Norman Rockwell painted 321 covers for The Saturday Evening Post (the magazine published his 1960 cover portrait of John F. Kennedy again in 1963 after the President’s death). The artist also created numerous covers and story illustrations for the many popular periodicals of his day.
As magazines shifted their attention to photographs, illustrators found work in other mediums (such as children’s books). However, one magazine has consistently utilized illustration art for their covers. Launched as a weekly in 1925, The New Yorker examines culture, art, business and politics, and its topical covers have become a meaningful part of America’s cultural dialogue. In 2005, Norman Rockwell Museum paid tribute to the magazine’s memorable art with the exhibition, The Art of The New Yorker: Eighty Years in the Vanguard, which featured over 130 original works that were showcased on the cover of the venerable publication.

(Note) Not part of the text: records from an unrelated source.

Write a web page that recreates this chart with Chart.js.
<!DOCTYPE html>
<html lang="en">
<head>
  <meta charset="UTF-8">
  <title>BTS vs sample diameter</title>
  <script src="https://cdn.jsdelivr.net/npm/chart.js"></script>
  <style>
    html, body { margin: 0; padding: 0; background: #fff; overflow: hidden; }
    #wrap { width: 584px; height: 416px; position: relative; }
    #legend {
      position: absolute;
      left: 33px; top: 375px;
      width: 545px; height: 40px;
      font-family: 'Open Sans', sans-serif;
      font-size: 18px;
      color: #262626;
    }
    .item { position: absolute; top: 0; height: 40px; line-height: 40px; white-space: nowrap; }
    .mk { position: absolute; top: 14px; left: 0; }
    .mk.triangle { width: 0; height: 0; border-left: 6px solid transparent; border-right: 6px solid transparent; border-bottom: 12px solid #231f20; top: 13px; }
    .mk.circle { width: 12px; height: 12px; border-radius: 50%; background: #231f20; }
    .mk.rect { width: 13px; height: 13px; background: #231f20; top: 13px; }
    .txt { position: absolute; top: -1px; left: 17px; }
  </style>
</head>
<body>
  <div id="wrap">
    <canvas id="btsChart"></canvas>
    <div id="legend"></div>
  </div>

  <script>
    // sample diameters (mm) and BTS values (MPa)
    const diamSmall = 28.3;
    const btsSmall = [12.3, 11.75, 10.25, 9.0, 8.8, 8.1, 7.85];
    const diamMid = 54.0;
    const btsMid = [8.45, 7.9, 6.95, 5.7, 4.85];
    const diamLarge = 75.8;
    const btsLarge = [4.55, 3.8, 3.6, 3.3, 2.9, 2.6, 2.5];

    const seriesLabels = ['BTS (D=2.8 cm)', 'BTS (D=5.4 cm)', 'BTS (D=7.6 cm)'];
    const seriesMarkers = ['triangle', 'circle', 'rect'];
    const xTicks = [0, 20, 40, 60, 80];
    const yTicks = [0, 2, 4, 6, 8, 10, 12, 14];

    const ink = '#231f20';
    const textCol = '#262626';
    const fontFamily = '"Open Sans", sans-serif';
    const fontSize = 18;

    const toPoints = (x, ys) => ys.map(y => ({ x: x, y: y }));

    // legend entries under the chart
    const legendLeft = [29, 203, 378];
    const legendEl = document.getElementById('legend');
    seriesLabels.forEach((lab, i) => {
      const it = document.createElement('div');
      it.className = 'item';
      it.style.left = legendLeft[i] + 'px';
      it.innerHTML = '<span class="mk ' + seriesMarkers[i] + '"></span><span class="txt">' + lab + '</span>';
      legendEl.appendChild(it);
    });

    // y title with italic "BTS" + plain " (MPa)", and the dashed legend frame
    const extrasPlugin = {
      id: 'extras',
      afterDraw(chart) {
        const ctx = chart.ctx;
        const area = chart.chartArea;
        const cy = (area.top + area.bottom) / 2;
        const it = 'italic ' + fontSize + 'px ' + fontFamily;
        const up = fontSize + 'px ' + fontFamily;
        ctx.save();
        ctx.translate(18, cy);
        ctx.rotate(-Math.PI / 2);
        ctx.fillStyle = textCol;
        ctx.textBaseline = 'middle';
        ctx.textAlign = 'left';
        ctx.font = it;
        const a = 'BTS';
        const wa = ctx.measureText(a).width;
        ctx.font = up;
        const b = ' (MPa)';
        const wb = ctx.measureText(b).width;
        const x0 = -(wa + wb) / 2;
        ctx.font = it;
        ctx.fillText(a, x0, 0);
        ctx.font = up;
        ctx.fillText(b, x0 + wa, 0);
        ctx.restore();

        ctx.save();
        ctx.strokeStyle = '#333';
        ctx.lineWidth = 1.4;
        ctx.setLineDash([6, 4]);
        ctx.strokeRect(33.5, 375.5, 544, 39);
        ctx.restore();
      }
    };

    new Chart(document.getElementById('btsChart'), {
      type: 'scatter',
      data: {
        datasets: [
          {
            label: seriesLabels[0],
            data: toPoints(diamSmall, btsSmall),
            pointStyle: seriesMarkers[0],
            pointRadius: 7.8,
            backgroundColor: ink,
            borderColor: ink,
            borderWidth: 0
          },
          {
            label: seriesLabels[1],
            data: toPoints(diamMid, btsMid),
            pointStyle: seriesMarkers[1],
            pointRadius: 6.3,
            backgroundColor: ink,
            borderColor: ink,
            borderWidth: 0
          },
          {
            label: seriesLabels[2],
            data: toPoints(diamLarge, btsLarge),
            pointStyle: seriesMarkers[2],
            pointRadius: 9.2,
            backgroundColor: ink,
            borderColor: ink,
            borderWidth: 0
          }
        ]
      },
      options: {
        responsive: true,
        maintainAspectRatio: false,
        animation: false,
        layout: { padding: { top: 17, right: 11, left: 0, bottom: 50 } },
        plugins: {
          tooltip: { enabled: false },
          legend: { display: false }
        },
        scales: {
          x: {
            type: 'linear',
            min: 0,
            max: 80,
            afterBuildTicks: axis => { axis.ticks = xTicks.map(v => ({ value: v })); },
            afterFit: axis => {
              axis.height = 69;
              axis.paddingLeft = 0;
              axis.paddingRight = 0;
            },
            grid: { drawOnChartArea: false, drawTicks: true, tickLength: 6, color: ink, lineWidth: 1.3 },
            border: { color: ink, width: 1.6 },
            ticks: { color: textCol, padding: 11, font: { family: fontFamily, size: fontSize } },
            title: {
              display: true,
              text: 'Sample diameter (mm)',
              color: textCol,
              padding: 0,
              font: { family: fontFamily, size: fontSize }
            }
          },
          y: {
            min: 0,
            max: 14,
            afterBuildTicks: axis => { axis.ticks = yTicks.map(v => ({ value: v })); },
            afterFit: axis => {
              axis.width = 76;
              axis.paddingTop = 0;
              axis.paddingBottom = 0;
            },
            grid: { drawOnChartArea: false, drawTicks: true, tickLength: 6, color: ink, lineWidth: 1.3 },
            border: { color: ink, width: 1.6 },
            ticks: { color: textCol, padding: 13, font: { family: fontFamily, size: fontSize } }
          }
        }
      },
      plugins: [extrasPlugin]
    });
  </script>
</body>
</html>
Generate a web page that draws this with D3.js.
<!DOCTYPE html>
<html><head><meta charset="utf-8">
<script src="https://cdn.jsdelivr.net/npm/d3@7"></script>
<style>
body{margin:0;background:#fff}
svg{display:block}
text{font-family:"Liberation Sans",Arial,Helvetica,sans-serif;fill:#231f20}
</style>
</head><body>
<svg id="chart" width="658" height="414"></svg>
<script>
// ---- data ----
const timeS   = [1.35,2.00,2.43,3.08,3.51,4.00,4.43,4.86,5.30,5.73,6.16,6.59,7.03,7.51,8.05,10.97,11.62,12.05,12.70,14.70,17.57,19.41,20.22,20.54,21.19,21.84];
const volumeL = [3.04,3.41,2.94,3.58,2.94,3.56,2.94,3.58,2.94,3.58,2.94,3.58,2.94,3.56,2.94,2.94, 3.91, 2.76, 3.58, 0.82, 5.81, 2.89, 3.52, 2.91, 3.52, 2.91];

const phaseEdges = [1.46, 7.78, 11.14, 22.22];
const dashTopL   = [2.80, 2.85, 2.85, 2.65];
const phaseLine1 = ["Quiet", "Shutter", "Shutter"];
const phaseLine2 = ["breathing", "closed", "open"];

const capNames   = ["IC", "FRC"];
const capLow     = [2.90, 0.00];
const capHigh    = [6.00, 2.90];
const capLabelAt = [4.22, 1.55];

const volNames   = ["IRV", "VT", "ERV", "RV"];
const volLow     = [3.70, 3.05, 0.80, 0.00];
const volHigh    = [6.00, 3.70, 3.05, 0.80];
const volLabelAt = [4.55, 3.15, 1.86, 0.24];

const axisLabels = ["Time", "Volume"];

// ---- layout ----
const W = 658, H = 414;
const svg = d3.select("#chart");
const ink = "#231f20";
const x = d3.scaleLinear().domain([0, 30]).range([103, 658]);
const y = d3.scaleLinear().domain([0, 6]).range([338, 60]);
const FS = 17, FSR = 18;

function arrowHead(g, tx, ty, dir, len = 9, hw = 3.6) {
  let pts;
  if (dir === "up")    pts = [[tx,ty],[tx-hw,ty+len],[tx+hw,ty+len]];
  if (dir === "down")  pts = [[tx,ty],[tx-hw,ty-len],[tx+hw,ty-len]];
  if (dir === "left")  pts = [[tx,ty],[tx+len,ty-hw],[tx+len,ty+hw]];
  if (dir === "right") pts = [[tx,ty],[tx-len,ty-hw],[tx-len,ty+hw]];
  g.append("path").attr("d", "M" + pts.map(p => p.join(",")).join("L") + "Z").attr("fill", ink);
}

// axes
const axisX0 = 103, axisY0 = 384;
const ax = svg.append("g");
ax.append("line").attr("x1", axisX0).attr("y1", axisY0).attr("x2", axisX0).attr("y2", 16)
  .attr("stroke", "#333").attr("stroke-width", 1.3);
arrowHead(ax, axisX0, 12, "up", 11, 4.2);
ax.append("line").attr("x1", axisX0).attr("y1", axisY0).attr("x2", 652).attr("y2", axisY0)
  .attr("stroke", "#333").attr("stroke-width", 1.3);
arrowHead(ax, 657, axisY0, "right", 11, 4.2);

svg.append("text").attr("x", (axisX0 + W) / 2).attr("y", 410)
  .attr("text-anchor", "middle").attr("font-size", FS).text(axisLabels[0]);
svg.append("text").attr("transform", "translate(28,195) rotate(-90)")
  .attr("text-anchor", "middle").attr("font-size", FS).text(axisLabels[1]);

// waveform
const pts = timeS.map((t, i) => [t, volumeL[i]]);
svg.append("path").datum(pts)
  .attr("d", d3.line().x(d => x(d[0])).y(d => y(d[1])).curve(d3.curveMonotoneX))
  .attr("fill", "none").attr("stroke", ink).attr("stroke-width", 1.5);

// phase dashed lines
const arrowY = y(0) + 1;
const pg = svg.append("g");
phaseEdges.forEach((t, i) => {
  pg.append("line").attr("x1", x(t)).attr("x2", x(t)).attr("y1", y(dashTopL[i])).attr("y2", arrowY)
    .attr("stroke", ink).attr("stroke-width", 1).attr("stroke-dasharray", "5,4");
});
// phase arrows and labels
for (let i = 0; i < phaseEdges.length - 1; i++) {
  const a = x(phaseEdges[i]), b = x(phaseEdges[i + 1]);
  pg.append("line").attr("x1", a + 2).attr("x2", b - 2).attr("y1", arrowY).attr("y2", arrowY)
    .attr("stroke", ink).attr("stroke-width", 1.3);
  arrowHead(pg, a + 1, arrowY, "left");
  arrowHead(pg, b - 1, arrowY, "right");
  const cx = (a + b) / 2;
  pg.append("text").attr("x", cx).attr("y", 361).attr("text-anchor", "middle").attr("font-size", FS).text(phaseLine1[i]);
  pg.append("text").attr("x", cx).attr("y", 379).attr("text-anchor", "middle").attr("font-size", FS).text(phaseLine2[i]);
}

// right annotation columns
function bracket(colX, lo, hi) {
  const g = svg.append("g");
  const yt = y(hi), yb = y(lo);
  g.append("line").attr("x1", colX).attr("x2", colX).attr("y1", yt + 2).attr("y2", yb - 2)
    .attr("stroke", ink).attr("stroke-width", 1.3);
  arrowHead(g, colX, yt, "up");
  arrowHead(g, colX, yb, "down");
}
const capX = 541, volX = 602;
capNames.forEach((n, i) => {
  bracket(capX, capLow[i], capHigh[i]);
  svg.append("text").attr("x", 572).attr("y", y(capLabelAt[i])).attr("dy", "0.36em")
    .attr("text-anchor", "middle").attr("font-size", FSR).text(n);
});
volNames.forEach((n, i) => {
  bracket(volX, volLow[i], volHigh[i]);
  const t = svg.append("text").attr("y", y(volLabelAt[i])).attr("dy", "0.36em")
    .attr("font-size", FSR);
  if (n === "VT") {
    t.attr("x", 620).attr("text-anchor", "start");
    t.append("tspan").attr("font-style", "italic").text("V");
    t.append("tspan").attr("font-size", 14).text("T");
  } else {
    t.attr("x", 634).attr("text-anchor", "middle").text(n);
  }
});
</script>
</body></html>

Two popular New Yorker artists are being featured in their own original art exhibitions this year at Norman Rockwell Museum. Recently opened, Istvan Banyai: Stranger in a Strange Land looks at the work of the innovative, Hungarian-born artist; several New Yorker covers are featured in the exhibition, including his dreamlike The Lovers from August 31, 2009. Opening May 11, R.O. Blechman: The Inquiring Line looks at the work of the celebrated illustrator and animator, behind such humorous New Yorker covers as The Artist’s Mother (May 1990).
Of course these works will be presented alongside the original art of one of the greatest cover artists of all-time, Norman Rockwell, who never created artwork for The New Yorker but has frequently found his iconic images referenced by the magazine’s many talented contemporary illustrators.